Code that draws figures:
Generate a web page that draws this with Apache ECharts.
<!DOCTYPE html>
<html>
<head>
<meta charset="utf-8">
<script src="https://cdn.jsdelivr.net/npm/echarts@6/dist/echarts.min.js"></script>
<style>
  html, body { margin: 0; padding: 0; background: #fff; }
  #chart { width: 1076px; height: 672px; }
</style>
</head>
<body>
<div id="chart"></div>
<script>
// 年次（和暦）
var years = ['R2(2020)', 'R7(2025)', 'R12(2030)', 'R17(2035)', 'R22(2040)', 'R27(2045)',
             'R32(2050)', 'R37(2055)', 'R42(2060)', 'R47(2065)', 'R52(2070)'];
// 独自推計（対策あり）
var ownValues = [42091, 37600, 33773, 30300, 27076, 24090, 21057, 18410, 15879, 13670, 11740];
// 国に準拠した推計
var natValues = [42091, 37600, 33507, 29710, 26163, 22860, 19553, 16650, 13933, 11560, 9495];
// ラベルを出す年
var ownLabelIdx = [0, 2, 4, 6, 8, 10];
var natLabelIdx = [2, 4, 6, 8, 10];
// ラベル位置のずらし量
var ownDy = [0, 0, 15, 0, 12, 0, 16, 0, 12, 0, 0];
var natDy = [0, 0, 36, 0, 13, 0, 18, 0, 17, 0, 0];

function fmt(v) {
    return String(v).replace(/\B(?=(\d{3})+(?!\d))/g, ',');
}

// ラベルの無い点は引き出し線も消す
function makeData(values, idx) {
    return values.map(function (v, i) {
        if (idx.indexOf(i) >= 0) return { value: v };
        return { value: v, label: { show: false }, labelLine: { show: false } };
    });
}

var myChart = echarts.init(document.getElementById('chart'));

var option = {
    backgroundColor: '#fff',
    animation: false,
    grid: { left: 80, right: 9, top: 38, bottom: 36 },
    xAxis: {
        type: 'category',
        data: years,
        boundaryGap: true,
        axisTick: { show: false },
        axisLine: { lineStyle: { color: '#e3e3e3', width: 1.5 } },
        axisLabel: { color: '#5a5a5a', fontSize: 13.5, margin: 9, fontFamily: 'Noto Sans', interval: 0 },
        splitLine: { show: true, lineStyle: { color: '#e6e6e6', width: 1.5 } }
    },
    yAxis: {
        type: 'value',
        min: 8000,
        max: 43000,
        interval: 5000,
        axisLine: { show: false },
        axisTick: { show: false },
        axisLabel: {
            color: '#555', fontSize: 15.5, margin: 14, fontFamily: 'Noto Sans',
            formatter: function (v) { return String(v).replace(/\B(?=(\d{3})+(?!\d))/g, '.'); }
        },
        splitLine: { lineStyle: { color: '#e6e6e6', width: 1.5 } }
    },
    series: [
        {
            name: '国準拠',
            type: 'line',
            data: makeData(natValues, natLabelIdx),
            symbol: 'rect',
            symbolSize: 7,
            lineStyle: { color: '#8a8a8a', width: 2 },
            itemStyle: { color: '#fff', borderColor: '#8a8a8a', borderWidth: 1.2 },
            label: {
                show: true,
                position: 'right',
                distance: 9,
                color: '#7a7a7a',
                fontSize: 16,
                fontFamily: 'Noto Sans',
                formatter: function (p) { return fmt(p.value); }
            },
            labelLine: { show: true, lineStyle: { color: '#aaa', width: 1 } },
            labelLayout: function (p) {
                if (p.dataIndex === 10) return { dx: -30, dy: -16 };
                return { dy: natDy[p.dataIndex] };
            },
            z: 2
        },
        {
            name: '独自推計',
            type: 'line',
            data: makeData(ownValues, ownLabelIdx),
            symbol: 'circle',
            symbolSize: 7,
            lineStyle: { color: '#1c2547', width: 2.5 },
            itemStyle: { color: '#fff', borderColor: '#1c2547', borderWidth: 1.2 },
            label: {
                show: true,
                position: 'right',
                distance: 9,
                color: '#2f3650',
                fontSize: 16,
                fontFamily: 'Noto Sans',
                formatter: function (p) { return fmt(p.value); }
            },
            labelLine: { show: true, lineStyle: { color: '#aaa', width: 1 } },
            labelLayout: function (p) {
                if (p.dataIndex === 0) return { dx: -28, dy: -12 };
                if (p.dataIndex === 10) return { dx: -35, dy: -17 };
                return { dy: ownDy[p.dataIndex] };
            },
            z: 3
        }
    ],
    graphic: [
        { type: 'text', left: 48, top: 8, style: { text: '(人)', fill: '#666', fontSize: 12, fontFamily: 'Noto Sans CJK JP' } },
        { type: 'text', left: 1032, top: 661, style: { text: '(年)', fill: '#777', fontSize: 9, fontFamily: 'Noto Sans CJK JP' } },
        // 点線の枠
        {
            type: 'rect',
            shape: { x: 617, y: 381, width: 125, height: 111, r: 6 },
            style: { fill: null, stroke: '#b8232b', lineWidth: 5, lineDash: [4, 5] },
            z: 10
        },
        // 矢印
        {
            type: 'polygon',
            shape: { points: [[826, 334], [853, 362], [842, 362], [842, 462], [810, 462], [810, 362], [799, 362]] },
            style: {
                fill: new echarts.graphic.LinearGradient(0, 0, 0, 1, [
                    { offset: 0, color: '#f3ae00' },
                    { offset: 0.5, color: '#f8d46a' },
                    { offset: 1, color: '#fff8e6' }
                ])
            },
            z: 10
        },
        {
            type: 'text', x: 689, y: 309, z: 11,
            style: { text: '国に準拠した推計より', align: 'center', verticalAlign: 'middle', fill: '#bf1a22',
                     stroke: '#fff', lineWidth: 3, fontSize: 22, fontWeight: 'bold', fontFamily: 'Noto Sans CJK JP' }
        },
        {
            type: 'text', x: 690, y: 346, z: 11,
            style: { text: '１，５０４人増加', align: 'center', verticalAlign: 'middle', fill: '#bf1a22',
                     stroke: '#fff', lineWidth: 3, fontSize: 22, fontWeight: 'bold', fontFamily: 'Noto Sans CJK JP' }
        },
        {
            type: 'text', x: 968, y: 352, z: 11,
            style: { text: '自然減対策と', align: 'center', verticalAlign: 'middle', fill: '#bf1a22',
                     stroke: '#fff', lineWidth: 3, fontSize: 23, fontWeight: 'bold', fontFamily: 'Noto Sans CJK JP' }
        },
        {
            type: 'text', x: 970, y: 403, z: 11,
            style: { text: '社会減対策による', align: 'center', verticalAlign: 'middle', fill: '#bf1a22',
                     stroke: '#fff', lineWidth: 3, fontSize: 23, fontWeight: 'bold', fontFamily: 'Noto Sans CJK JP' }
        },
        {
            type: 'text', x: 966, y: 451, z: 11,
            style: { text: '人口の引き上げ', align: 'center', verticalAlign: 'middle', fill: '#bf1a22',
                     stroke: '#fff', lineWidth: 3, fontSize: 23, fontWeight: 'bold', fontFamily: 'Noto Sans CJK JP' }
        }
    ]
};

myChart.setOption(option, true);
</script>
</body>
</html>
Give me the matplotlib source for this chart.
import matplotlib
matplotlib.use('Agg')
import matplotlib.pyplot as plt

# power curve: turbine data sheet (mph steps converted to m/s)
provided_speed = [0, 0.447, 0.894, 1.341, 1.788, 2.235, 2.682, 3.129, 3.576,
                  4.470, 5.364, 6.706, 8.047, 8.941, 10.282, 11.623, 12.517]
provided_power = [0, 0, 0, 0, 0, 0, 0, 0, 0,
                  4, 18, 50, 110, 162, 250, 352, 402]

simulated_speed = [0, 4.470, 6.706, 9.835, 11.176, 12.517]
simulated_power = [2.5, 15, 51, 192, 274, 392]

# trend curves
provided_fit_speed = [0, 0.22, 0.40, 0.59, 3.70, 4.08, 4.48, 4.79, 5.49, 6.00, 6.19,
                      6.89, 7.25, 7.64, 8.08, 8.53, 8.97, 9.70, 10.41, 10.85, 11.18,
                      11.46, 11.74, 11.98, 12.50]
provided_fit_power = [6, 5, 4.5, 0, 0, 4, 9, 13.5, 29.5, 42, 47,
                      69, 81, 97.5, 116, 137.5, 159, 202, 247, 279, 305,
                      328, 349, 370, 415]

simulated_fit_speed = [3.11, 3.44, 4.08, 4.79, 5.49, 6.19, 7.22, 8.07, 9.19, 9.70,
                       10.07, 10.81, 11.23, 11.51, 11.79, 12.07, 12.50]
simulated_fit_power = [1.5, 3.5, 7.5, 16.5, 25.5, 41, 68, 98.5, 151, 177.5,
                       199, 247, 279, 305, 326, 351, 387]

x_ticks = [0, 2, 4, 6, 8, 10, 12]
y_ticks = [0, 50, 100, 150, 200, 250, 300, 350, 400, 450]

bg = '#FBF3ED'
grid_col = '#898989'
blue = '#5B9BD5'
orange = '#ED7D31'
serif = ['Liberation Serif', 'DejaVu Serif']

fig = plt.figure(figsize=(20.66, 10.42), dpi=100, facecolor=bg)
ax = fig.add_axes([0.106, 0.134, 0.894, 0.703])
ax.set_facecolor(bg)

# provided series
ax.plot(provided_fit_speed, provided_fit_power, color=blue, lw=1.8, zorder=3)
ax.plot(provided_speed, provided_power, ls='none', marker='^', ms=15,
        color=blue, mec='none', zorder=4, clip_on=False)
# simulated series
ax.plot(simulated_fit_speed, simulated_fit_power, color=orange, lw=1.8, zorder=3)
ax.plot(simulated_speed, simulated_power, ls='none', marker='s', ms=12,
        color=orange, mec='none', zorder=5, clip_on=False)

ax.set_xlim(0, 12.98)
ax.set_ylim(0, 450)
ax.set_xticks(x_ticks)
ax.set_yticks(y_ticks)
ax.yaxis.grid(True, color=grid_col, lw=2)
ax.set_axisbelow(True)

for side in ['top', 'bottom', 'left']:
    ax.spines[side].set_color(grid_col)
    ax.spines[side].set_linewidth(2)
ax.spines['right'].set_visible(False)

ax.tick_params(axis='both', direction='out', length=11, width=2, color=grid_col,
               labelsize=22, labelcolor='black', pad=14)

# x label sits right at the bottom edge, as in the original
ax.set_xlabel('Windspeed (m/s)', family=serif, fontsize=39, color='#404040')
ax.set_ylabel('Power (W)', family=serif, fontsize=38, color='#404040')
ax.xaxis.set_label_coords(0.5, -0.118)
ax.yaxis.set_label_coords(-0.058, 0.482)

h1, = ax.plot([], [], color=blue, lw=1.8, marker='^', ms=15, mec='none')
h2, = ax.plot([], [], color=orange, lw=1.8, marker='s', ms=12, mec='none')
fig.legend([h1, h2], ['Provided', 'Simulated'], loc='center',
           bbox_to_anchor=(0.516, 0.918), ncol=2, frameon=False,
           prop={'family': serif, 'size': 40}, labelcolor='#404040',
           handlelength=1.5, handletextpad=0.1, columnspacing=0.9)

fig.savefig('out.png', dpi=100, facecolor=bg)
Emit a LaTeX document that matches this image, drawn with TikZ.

What is expected -
Extract the run of lines that opens with the line containing "Give me the matplotlib source for this chart." and closes with the line containing "simulated_power = [2.5, 15, 51, 192, 274, 392]"; reproduce it exactly and add nothing.

Exercise solution -
Give me the matplotlib source for this chart.
import matplotlib
matplotlib.use('Agg')
import matplotlib.pyplot as plt

# power curve: turbine data sheet (mph steps converted to m/s)
provided_speed = [0, 0.447, 0.894, 1.341, 1.788, 2.235, 2.682, 3.129, 3.576,
                  4.470, 5.364, 6.706, 8.047, 8.941, 10.282, 11.623, 12.517]
provided_power = [0, 0, 0, 0, 0, 0, 0, 0, 0,
                  4, 18, 50, 110, 162, 250, 352, 402]

simulated_speed = [0, 4.470, 6.706, 9.835, 11.176, 12.517]
simulated_power = [2.5, 15, 51, 192, 274, 392]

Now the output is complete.